> [TASK REQUIREMENTS]
Leave out the pictures and restate the rest of the data exactly.

> [RECORDED DATA]
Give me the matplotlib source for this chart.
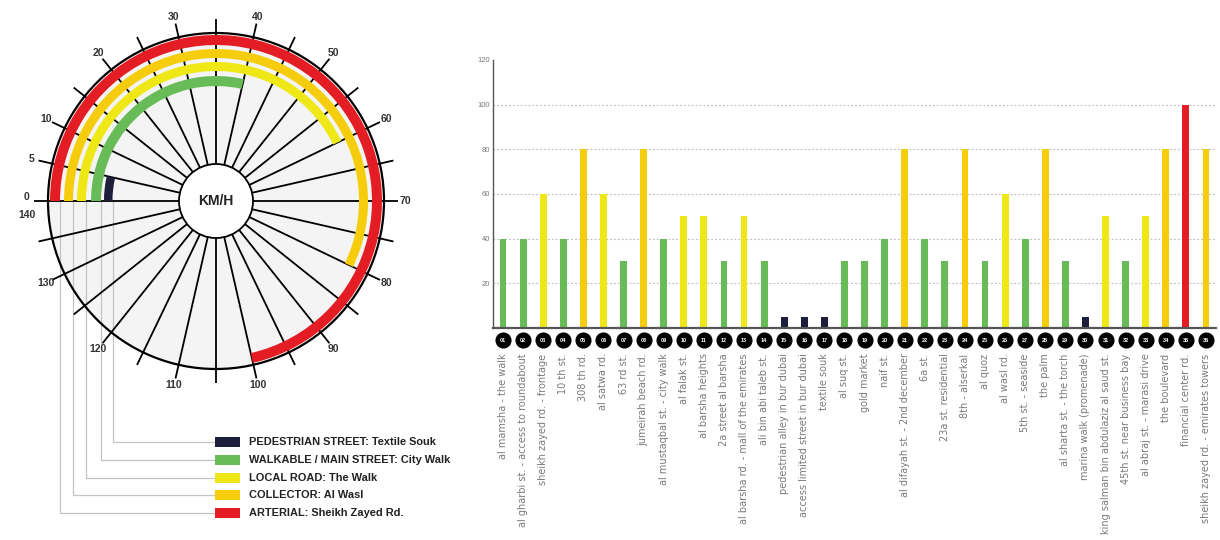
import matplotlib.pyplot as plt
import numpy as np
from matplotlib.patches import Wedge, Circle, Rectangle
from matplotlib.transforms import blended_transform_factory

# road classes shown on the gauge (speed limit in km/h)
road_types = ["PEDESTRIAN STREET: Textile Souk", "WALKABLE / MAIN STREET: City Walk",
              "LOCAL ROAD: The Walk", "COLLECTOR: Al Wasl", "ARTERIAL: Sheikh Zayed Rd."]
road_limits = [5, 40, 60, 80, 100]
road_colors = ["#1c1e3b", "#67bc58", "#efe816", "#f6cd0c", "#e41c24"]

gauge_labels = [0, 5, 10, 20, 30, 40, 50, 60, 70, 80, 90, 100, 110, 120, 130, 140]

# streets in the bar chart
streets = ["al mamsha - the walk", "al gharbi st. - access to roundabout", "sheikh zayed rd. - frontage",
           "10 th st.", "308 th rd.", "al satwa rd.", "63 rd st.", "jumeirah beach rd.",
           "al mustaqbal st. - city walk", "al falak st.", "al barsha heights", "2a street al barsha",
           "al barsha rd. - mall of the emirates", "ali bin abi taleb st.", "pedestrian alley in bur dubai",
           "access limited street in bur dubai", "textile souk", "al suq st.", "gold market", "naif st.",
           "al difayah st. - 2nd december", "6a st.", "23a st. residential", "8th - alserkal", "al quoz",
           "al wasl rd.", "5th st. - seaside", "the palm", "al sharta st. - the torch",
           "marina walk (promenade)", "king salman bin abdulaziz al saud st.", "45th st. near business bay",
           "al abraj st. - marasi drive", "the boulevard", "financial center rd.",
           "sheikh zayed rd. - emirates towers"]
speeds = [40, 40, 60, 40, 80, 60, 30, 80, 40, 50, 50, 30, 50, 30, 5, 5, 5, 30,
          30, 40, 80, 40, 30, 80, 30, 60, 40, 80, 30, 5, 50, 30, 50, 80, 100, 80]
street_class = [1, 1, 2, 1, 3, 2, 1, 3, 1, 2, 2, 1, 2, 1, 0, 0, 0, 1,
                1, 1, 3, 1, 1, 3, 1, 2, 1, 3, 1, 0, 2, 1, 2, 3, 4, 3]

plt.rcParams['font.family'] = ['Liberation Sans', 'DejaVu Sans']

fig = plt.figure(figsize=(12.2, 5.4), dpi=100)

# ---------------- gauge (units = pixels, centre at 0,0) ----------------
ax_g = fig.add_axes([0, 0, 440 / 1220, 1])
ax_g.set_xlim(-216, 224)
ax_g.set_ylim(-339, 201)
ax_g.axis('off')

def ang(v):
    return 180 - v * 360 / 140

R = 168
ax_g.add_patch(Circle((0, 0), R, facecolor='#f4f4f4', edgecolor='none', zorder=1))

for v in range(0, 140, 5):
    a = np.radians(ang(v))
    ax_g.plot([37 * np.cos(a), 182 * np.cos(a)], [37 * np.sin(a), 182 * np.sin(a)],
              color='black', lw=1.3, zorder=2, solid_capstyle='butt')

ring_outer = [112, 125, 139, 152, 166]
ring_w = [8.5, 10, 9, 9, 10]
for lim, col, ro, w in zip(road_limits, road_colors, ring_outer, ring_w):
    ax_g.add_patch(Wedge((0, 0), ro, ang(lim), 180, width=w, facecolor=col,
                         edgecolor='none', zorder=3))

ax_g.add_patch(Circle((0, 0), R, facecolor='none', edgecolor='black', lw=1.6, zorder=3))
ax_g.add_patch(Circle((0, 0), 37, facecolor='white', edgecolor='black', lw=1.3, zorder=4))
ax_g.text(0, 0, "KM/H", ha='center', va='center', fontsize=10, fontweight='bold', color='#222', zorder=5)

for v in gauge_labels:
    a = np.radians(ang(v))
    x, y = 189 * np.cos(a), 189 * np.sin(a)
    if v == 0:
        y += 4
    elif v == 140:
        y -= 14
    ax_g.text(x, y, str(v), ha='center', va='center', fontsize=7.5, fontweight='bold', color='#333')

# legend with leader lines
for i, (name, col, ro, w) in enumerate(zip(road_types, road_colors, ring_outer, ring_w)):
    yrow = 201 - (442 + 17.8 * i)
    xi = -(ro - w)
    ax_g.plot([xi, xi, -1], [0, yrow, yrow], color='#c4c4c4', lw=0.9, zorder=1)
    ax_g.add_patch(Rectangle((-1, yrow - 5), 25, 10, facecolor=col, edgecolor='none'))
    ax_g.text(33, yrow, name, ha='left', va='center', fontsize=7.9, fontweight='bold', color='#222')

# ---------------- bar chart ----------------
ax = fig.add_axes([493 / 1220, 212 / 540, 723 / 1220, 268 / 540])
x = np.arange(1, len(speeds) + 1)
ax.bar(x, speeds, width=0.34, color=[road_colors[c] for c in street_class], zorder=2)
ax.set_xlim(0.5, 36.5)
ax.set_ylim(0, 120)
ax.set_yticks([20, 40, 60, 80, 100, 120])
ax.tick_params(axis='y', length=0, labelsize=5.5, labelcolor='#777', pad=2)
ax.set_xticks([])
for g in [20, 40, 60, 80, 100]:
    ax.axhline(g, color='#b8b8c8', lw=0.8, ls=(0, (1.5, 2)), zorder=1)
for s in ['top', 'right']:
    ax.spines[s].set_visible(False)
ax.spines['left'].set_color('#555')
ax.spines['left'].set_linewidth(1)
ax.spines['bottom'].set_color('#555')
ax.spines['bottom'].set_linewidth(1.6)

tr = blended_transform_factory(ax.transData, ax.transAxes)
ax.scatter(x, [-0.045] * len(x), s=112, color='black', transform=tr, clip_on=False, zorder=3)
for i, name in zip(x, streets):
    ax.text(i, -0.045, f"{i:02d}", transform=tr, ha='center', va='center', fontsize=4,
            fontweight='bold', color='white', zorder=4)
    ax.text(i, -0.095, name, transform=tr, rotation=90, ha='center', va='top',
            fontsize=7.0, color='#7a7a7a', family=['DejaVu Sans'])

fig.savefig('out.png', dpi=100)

> [TASK RESPONSE]
Give me the matplotlib source for this chart.
import matplotlib.pyplot as plt
import numpy as np
from matplotlib.patches import Wedge, Circle, Rectangle
from matplotlib.transforms import blended_transform_factory

# road classes shown on the gauge (speed limit in km/h)
road_types = ["PEDESTRIAN STREET: Textile Souk", "WALKABLE / MAIN STREET: City Walk",
              "LOCAL ROAD: The Walk", "COLLECTOR: Al Wasl", "ARTERIAL: Sheikh Zayed Rd."]
road_limits = [5, 40, 60, 80, 100]
road_colors = ["#1c1e3b", "#67bc58", "#efe816", "#f6cd0c", "#e41c24"]

gauge_labels = [0, 5, 10, 20, 30, 40, 50, 60, 70, 80, 90, 100, 110, 120, 130, 140]

# streets in the bar chart
streets = ["al mamsha - the walk", "al gharbi st. - access to roundabout", "sheikh zayed rd. - frontage",
           "10 th st.", "308 th rd.", "al satwa rd.", "63 rd st.", "jumeirah beach rd.",
           "al mustaqbal st. - city walk", "al falak st.", "al barsha heights", "2a street al barsha",
           "al barsha rd. - mall of the emirates", "ali bin abi taleb st.", "pedestrian alley in bur dubai",
           "access limited street in bur dubai", "textile souk", "al suq st.", "gold market", "naif st.",
           "al difayah st. - 2nd december", "6a st.", "23a st. residential", "8th - alserkal", "al quoz",
           "al wasl rd.", "5th st. - seaside", "the palm", "al sharta st. - the torch",
           "marina walk (promenade)", "king salman bin abdulaziz al saud st.", "45th st. near business bay",
           "al abraj st. - marasi drive", "the boulevard", "financial center rd.",
           "sheikh zayed rd. - emirates towers"]
speeds = [40, 40, 60, 40, 80, 60, 30, 80, 40, 50, 50, 30, 50, 30, 5, 5, 5, 30,
          30, 40, 80, 40, 30, 80, 30, 60, 40, 80, 30, 5, 50, 30, 50, 80, 100, 80]
street_class = [1, 1, 2, 1, 3, 2, 1, 3, 1, 2, 2, 1, 2, 1, 0, 0, 0, 1,
                1, 1, 3, 1, 1, 3, 1, 2, 1, 3, 1, 0, 2, 1, 2, 3, 4, 3]

plt.rcParams['font.family'] = ['Liberation Sans', 'DejaVu Sans']

fig = plt.figure(figsize=(12.2, 5.4), dpi=100)

# ---------------- gauge (units = pixels, centre at 0,0) ----------------
ax_g = fig.add_axes([0, 0, 440 / 1220, 1])
ax_g.set_xlim(-216, 224)
ax_g.set_ylim(-339, 201)
ax_g.axis('off')

def ang(v):
    return 180 - v * 360 / 140

R = 168
ax_g.add_patch(Circle((0, 0), R, facecolor='#f4f4f4', edgecolor='none', zorder=1))

for v in range(0, 140, 5):
    a = np.radians(ang(v))
    ax_g.plot([37 * np.cos(a), 182 * np.cos(a)], [37 * np.sin(a), 182 * np.sin(a)],
              color='black', lw=1.3, zorder=2, solid_capstyle='butt')

ring_outer = [112, 125, 139, 152, 166]
ring_w = [8.5, 10, 9, 9, 10]
for lim, col, ro, w in zip(road_limits, road_colors, ring_outer, ring_w):
    ax_g.add_patch(Wedge((0, 0), ro, ang(lim), 180, width=w, facecolor=col,
                         edgecolor='none', zorder=3))

ax_g.add_patch(Circle((0, 0), R, facecolor='none', edgecolor='black', lw=1.6, zorder=3))
ax_g.add_patch(Circle((0, 0), 37, facecolor='white', edgecolor='black', lw=1.3, zorder=4))
ax_g.text(0, 0, "KM/H", ha='center', va='center', fontsize=10, fontweight='bold', color='#222', zorder=5)

for v in gauge_labels:
    a = np.radians(ang(v))
    x, y = 189 * np.cos(a), 189 * np.sin(a)
    if v == 0:
        y += 4
    elif v == 140:
        y -= 14
    ax_g.text(x, y, str(v), ha='center', va='center', fontsize=7.5, fontweight='bold', color='#333')

# legend with leader lines
for i, (name, col, ro, w) in enumerate(zip(road_types, road_colors, ring_outer, ring_w)):
    yrow = 201 - (442 + 17.8 * i)
    xi = -(ro - w)
    ax_g.plot([xi, xi, -1], [0, yrow, yrow], color='#c4c4c4', lw=0.9, zorder=1)
    ax_g.add_patch(Rectangle((-1, yrow - 5), 25, 10, facecolor=col, edgecolor='none'))
    ax_g.text(33, yrow, name, ha='left', va='center', fontsize=7.9, fontweight='bold', color='#222')

# ---------------- bar chart ----------------
ax = fig.add_axes([493 / 1220, 212 / 540, 723 / 1220, 268 / 540])
x = np.arange(1, len(speeds) + 1)
ax.bar(x, speeds, width=0.34, color=[road_colors[c] for c in street_class], zorder=2)
ax.set_xlim(0.5, 36.5)
ax.set_ylim(0, 120)
ax.set_yticks([20, 40, 60, 80, 100, 120])
ax.tick_params(axis='y', length=0, labelsize=5.5, labelcolor='#777', pad=2)
ax.set_xticks([])
for g in [20, 40, 60, 80, 100]:
    ax.axhline(g, color='#b8b8c8', lw=0.8, ls=(0, (1.5, 2)), zorder=1)
for s in ['top', 'right']:
    ax.spines[s].set_visible(False)
ax.spines['left'].set_color('#555')
ax.spines['left'].set_linewidth(1)
ax.spines['bottom'].set_color('#555')
ax.spines['bottom'].set_linewidth(1.6)

tr = blended_transform_factory(ax.transData, ax.transAxes)
ax.scatter(x, [-0.045] * len(x), s=112, color='black', transform=tr, clip_on=False, zorder=3)
for i, name in zip(x, streets):
    ax.text(i, -0.045, f"{i:02d}", transform=tr, ha='center', va='center', fontsize=4,
            fontweight='bold', color='white', zorder=4)
    ax.text(i, -0.095, name, transform=tr, rotation=90, ha='center', va='top',
            fontsize=7.0, color='#7a7a7a', family=['DejaVu Sans'])

fig.savefig('out.png', dpi=100)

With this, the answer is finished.